(begin)

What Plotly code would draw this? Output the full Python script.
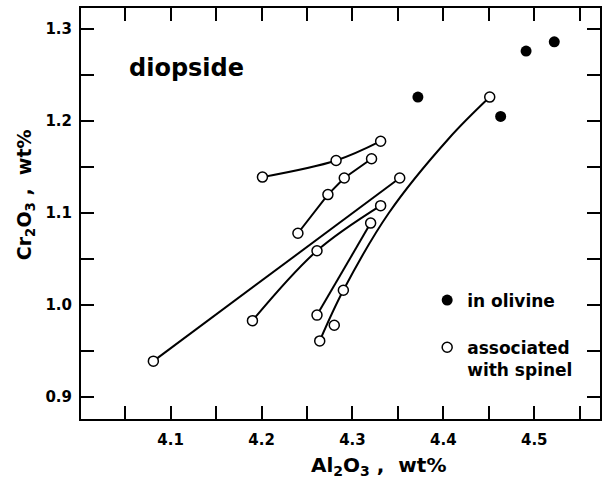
import plotly.graph_objects as go

# ---- data ----
olivine_al = [4.372, 4.463, 4.491, 4.522]
olivine_cr = [1.226, 1.205, 1.276, 1.286]

spinel_al = [4.201, 4.282, 4.331, 4.321, 4.291, 4.273, 4.240, 4.352, 4.331,
             4.320, 4.451, 4.261, 4.190, 4.081, 4.261, 4.290, 4.280, 4.264]
spinel_cr = [1.139, 1.157, 1.178, 1.159, 1.138, 1.120, 1.078, 1.138, 1.108,
             1.089, 1.226, 1.059, 0.983, 0.939, 0.989, 1.016, 0.978, 0.961]

# connecting lines (grain traverses)
line1_al = [4.201, 4.282, 4.331]
line1_cr = [1.139, 1.157, 1.178]
line2_al = [4.240, 4.273, 4.291, 4.321]
line2_cr = [1.078, 1.120, 1.138, 1.159]
line3_al = [4.081, 4.352]
line3_cr = [0.939, 1.138]
line4_al = [4.190, 4.261, 4.331]
line4_cr = [0.983, 1.059, 1.108]
line5_al = [4.261, 4.320]
line5_cr = [0.989, 1.089]
curve_al = [4.264, 4.290, 4.340, 4.406, 4.451]
curve_cr = [0.961, 1.016, 1.100, 1.181, 1.226]

x_tickvals = [4.05, 4.10, 4.15, 4.20, 4.25, 4.30, 4.35, 4.40, 4.45, 4.50, 4.55]
x_ticktext = ["", "4.1", "", "4.2", "", "4.3", "", "4.4", "", "4.5", ""]
y_tickvals = [0.90, 0.95, 1.00, 1.05, 1.10, 1.15, 1.20, 1.25, 1.30]
y_ticktext = ["0.9", "", "1.0", "", "1.1", "", "1.2", "", "1.3"]

FONT = "DejaVu Sans"

fig = go.Figure()

lines = [(line1_al, line1_cr, "spline"), (line2_al, line2_cr, "linear"),
         (line3_al, line3_cr, "linear"), (line4_al, line4_cr, "spline"),
         (line5_al, line5_cr, "linear"), (curve_al, curve_cr, "spline")]
for xs, ys, shp in lines:
    fig.add_trace(go.Scatter(x=xs, y=ys, mode="lines", showlegend=False,
                             line=dict(color="black", width=2, shape=shp, smoothing=1.0),
                             hoverinfo="skip"))

fig.add_trace(go.Scatter(x=olivine_al, y=olivine_cr, mode="markers",
                         name="in olivine", legendgroup="a",
                         marker=dict(symbol="circle", size=11, color="black",
                                     line=dict(color="black", width=0))))
fig.add_trace(go.Scatter(x=spinel_al, y=spinel_cr, mode="markers",
                         name="associated<br>with spinel", legendgroup="b",
                         marker=dict(symbol="circle", size=10, color="white",
                                     line=dict(color="black", width=1.5))))

axis_common = dict(showline=True, linecolor="black", linewidth=2, mirror="ticks",
                   ticks="inside", ticklen=13, tickwidth=1.5, tickcolor="black",
                   showgrid=False, zeroline=False,
                   tickfont=dict(family=FONT, size=15, color="black", weight="bold"))

fig.update_xaxes(range=[4.0014, 4.5723], tickmode="array", tickvals=x_tickvals,
                 ticktext=x_ticktext, ticklabelstandoff=6, **axis_common)
fig.update_yaxes(range=[0.8761, 1.3228], tickmode="array", tickvals=y_tickvals,
                 ticktext=y_ticktext, ticklabelstandoff=4, **axis_common)

fig.update_layout(
    width=603, height=489,
    margin=dict(l=81, r=1, t=8, b=70),
    plot_bgcolor="white", paper_bgcolor="white",
    showlegend=True,
    legend=dict(x=0.667, y=0.332, xanchor="left", yanchor="top",
                bgcolor="rgba(0,0,0,0)", borderwidth=0, valign="top",
                tracegroupgap=22,
                font=dict(family=FONT, size=17, color="black", weight="bold")),
    annotations=[
        dict(text="diopside", x=4.117, y=1.2576, xref="x", yref="y",
             showarrow=False, font=dict(family=FONT, size=24, color="black", weight="bold")),
        dict(text="Al<sub>2</sub>O<sub>3</sub> ,  wt%", x=0.574, y=-0.114,
             xref="paper", yref="paper", showarrow=False,
             xanchor="center", yanchor="middle",
             font=dict(family=FONT, size=20, color="black", weight="bold")),
        dict(text="Cr<sub>2</sub>O<sub>3</sub> ,  wt%", x=-0.1075, y=0.545,
             xref="paper", yref="paper", showarrow=False, textangle=-90,
             xanchor="center", yanchor="middle",
             font=dict(family=FONT, size=19, color="black", weight="bold")),
    ],
)

fig.write_html("out.html")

(end)

## DESCRIPTION OF THE TASK
Leave out the pictures and copy the rest of the material above exactly.

## SOLUTION BELOW
What Plotly code would draw this? Output the full Python script.
import plotly.graph_objects as go

# ---- data ----
olivine_al = [4.372, 4.463, 4.491, 4.522]
olivine_cr = [1.226, 1.205, 1.276, 1.286]

spinel_al = [4.201, 4.282, 4.331, 4.321, 4.291, 4.273, 4.240, 4.352, 4.331,
             4.320, 4.451, 4.261, 4.190, 4.081, 4.261, 4.290, 4.280, 4.264]
spinel_cr = [1.139, 1.157, 1.178, 1.159, 1.138, 1.120, 1.078, 1.138, 1.108,
             1.089, 1.226, 1.059, 0.983, 0.939, 0.989, 1.016, 0.978, 0.961]

# connecting lines (grain traverses)
line1_al = [4.201, 4.282, 4.331]
line1_cr = [1.139, 1.157, 1.178]
line2_al = [4.240, 4.273, 4.291, 4.321]
line2_cr = [1.078, 1.120, 1.138, 1.159]
line3_al = [4.081, 4.352]
line3_cr = [0.939, 1.138]
line4_al = [4.190, 4.261, 4.331]
line4_cr = [0.983, 1.059, 1.108]
line5_al = [4.261, 4.320]
line5_cr = [0.989, 1.089]
curve_al = [4.264, 4.290, 4.340, 4.406, 4.451]
curve_cr = [0.961, 1.016, 1.100, 1.181, 1.226]

x_tickvals = [4.05, 4.10, 4.15, 4.20, 4.25, 4.30, 4.35, 4.40, 4.45, 4.50, 4.55]
x_ticktext = ["", "4.1", "", "4.2", "", "4.3", "", "4.4", "", "4.5", ""]
y_tickvals = [0.90, 0.95, 1.00, 1.05, 1.10, 1.15, 1.20, 1.25, 1.30]
y_ticktext = ["0.9", "", "1.0", "", "1.1", "", "1.2", "", "1.3"]

FONT = "DejaVu Sans"

fig = go.Figure()

lines = [(line1_al, line1_cr, "spline"), (line2_al, line2_cr, "linear"),
         (line3_al, line3_cr, "linear"), (line4_al, line4_cr, "spline"),
         (line5_al, line5_cr, "linear"), (curve_al, curve_cr, "spline")]
for xs, ys, shp in lines:
    fig.add_trace(go.Scatter(x=xs, y=ys, mode="lines", showlegend=False,
                             line=dict(color="black", width=2, shape=shp, smoothing=1.0),
                             hoverinfo="skip"))

fig.add_trace(go.Scatter(x=olivine_al, y=olivine_cr, mode="markers",
                         name="in olivine", legendgroup="a",
                         marker=dict(symbol="circle", size=11, color="black",
                                     line=dict(color="black", width=0))))
fig.add_trace(go.Scatter(x=spinel_al, y=spinel_cr, mode="markers",
                         name="associated<br>with spinel", legendgroup="b",
                         marker=dict(symbol="circle", size=10, color="white",
                                     line=dict(color="black", width=1.5))))

axis_common = dict(showline=True, linecolor="black", linewidth=2, mirror="ticks",
                   ticks="inside", ticklen=13, tickwidth=1.5, tickcolor="black",
                   showgrid=False, zeroline=False,
                   tickfont=dict(family=FONT, size=15, color="black", weight="bold"))

fig.update_xaxes(range=[4.0014, 4.5723], tickmode="array", tickvals=x_tickvals,
                 ticktext=x_ticktext, ticklabelstandoff=6, **axis_common)
fig.update_yaxes(range=[0.8761, 1.3228], tickmode="array", tickvals=y_tickvals,
                 ticktext=y_ticktext, ticklabelstandoff=4, **axis_common)

fig.update_layout(
    width=603, height=489,
    margin=dict(l=81, r=1, t=8, b=70),
    plot_bgcolor="white", paper_bgcolor="white",
    showlegend=True,
    legend=dict(x=0.667, y=0.332, xanchor="left", yanchor="top",
                bgcolor="rgba(0,0,0,0)", borderwidth=0, valign="top",
                tracegroupgap=22,
                font=dict(family=FONT, size=17, color="black", weight="bold")),
    annotations=[
        dict(text="diopside", x=4.117, y=1.2576, xref="x", yref="y",
             showarrow=False, font=dict(family=FONT, size=24, color="black", weight="bold")),
        dict(text="Al<sub>2</sub>O<sub>3</sub> ,  wt%", x=0.574, y=-0.114,
             xref="paper", yref="paper", showarrow=False,
             xanchor="center", yanchor="middle",
             font=dict(family=FONT, size=20, color="black", weight="bold")),
        dict(text="Cr<sub>2</sub>O<sub>3</sub> ,  wt%", x=-0.1075, y=0.545,
             xref="paper", yref="paper", showarrow=False, textangle=-90,
             xanchor="center", yanchor="middle",
             font=dict(family=FONT, size=19, color="black", weight="bold")),
    ],
)

fig.write_html("out.html")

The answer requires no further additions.